#### Data shown

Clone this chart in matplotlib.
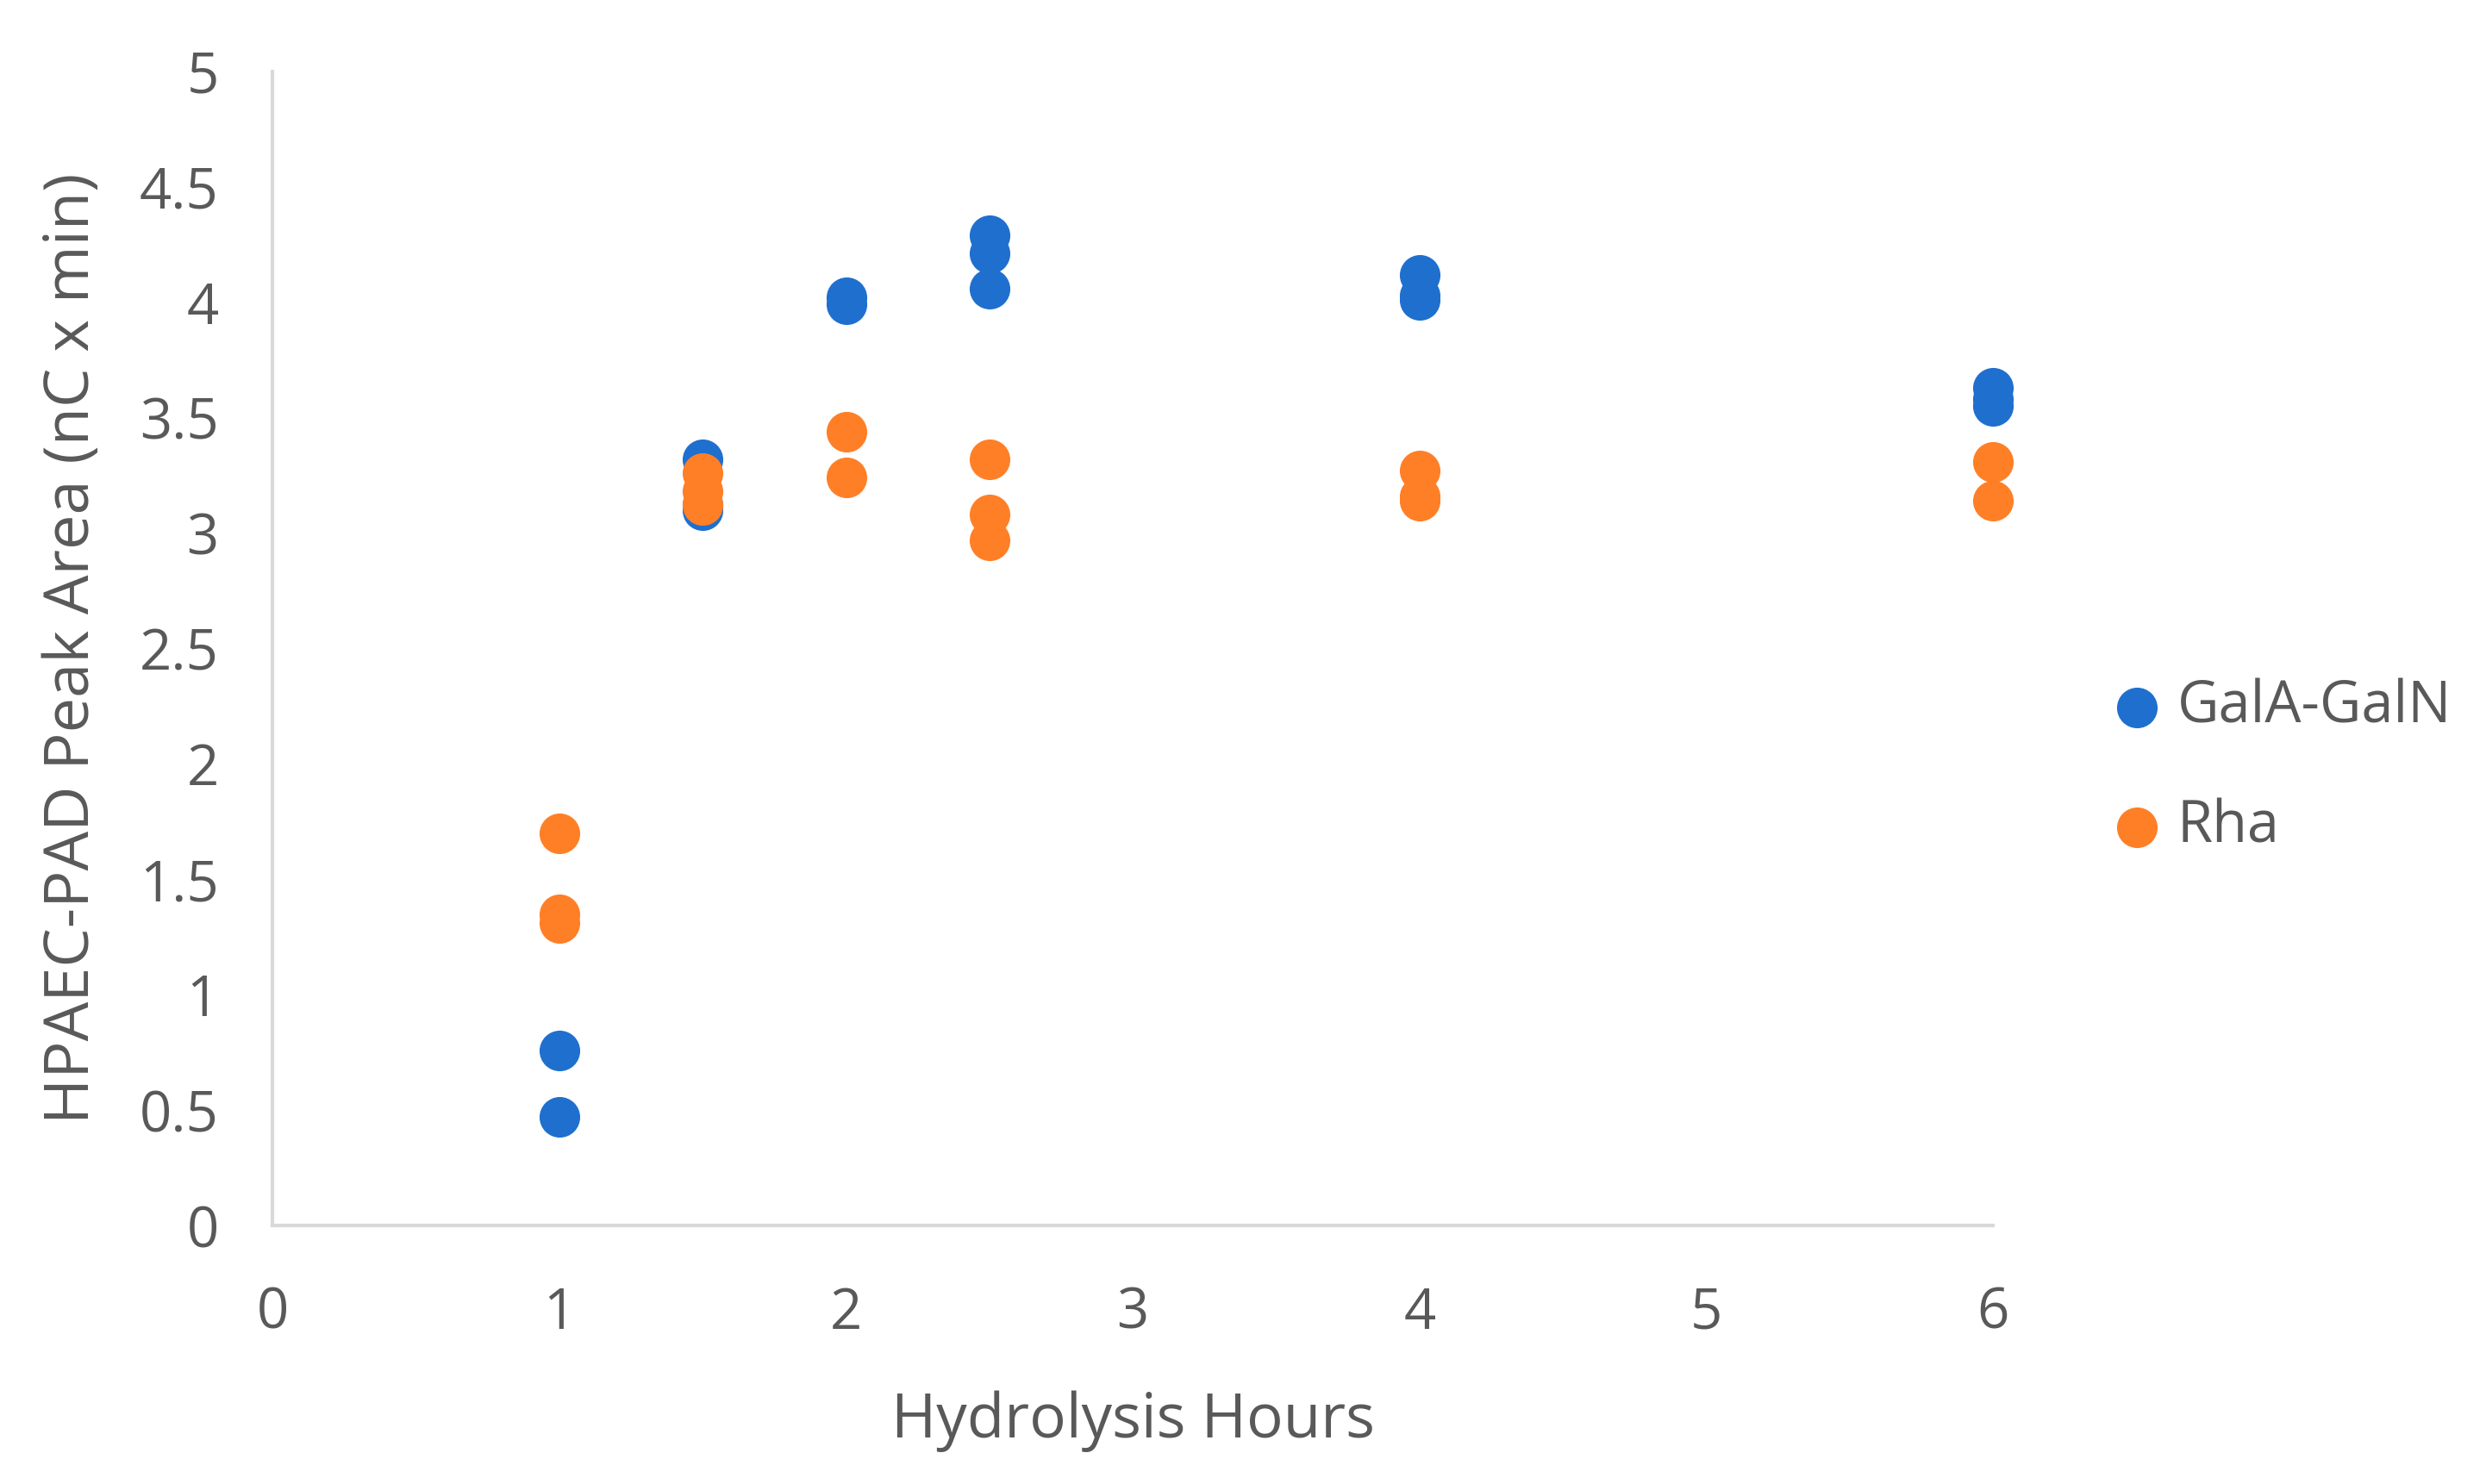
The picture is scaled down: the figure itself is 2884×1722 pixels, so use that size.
import matplotlib.pyplot as plt

plt.rcParams['font.family'] = ['Open Sans', 'DejaVu Sans']

# Hydrolysis hours and peak areas (nC x min)
gala_hours = [1, 1, 1.5, 1.5, 1.5, 2, 2, 2.5, 2.5, 2.5, 4, 4, 4, 6, 6, 6]
gala_area = [0.76, 0.47, 3.32, 3.10, 3.12, 4.02, 3.99, 4.29, 4.21, 4.06, 4.12, 4.03, 4.01, 3.63, 3.58, 3.55]

rha_hours = [1, 1, 1, 1.5, 1.5, 1.5, 2, 2, 2.5, 2.5, 2.5, 4, 4, 4, 6, 6]
rha_area = [1.70, 1.35, 1.31, 3.26, 3.18, 3.12, 3.44, 3.24, 3.32, 3.08, 2.97, 3.27, 3.16, 3.14, 3.31, 3.14]

grey = '#595959'

fig = plt.figure(figsize=(28.84, 17.22), dpi=100)
ax = fig.add_axes([0.1097, 0.1741, 0.692, 0.7778])

ax.scatter(gala_hours, gala_area, s=1150, color='#1f6fcf', label='GalA-GalN',
           zorder=3, linewidths=0, clip_on=False)
ax.scatter(rha_hours, rha_area, s=1150, color='#ff7f27', label='Rha',
           zorder=3, linewidths=0, clip_on=False)

ax.set_xlim(0, 6)
ax.set_ylim(0, 5)
ax.set_xticks(range(0, 7))
ax.set_yticks([0, 0.5, 1, 1.5, 2, 2.5, 3, 3.5, 4, 4.5, 5])
ax.set_yticklabels(['0', '0.5', '1', '1.5', '2', '2.5', '3', '3.5', '4', '4.5', '5'])

for side in ['top', 'right']:
    ax.spines[side].set_visible(False)
for side in ['left', 'bottom']:
    ax.spines[side].set_color('#d9d9d9')
    ax.spines[side].set_linewidth(3)

ax.tick_params(axis='both', length=0, labelsize=47, labelcolor=grey)
ax.tick_params(axis='y', pad=45)
ax.tick_params(axis='x', pad=50)

ax.set_xlabel('Hydrolysis Hours', fontsize=51, color=grey, labelpad=40)
ax.set_ylabel('HPAEC-PAD Peak Area (nC x min)', fontsize=52, color=grey, labelpad=30)

fig.legend(loc='center left', bbox_to_anchor=(0.848, 0.483), frameon=False,
           fontsize=48, labelcolor=grey, handlelength=1.0, handletextpad=0.2,
           labelspacing=1.08, borderpad=0, borderaxespad=0, markerscale=1.0)

fig.savefig('out.png', dpi=100)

########

*Exercise prompt*. Copy the data exactly. Any picture it contains is to be omitted.

*Exercise answer*.
Clone this chart in matplotlib.
The picture is scaled down: the figure itself is 2884×1722 pixels, so use that size.
import matplotlib.pyplot as plt

plt.rcParams['font.family'] = ['Open Sans', 'DejaVu Sans']

# Hydrolysis hours and peak areas (nC x min)
gala_hours = [1, 1, 1.5, 1.5, 1.5, 2, 2, 2.5, 2.5, 2.5, 4, 4, 4, 6, 6, 6]
gala_area = [0.76, 0.47, 3.32, 3.10, 3.12, 4.02, 3.99, 4.29, 4.21, 4.06, 4.12, 4.03, 4.01, 3.63, 3.58, 3.55]

rha_hours = [1, 1, 1, 1.5, 1.5, 1.5, 2, 2, 2.5, 2.5, 2.5, 4, 4, 4, 6, 6]
rha_area = [1.70, 1.35, 1.31, 3.26, 3.18, 3.12, 3.44, 3.24, 3.32, 3.08, 2.97, 3.27, 3.16, 3.14, 3.31, 3.14]

grey = '#595959'

fig = plt.figure(figsize=(28.84, 17.22), dpi=100)
ax = fig.add_axes([0.1097, 0.1741, 0.692, 0.7778])

ax.scatter(gala_hours, gala_area, s=1150, color='#1f6fcf', label='GalA-GalN',
           zorder=3, linewidths=0, clip_on=False)
ax.scatter(rha_hours, rha_area, s=1150, color='#ff7f27', label='Rha',
           zorder=3, linewidths=0, clip_on=False)

ax.set_xlim(0, 6)
ax.set_ylim(0, 5)
ax.set_xticks(range(0, 7))
ax.set_yticks([0, 0.5, 1, 1.5, 2, 2.5, 3, 3.5, 4, 4.5, 5])
ax.set_yticklabels(['0', '0.5', '1', '1.5', '2', '2.5', '3', '3.5', '4', '4.5', '5'])

for side in ['top', 'right']:
    ax.spines[side].set_visible(False)
for side in ['left', 'bottom']:
    ax.spines[side].set_color('#d9d9d9')
    ax.spines[side].set_linewidth(3)

ax.tick_params(axis='both', length=0, labelsize=47, labelcolor=grey)
ax.tick_params(axis='y', pad=45)
ax.tick_params(axis='x', pad=50)

ax.set_xlabel('Hydrolysis Hours', fontsize=51, color=grey, labelpad=40)
ax.set_ylabel('HPAEC-PAD Peak Area (nC x min)', fontsize=52, color=grey, labelpad=30)

fig.legend(loc='center left', bbox_to_anchor=(0.848, 0.483), frameon=False,
           fontsize=48, labelcolor=grey, handlelength=1.0, handletextpad=0.2,
           labelspacing=1.08, borderpad=0, borderaxespad=0, markerscale=1.0)

fig.savefig('out.png', dpi=100)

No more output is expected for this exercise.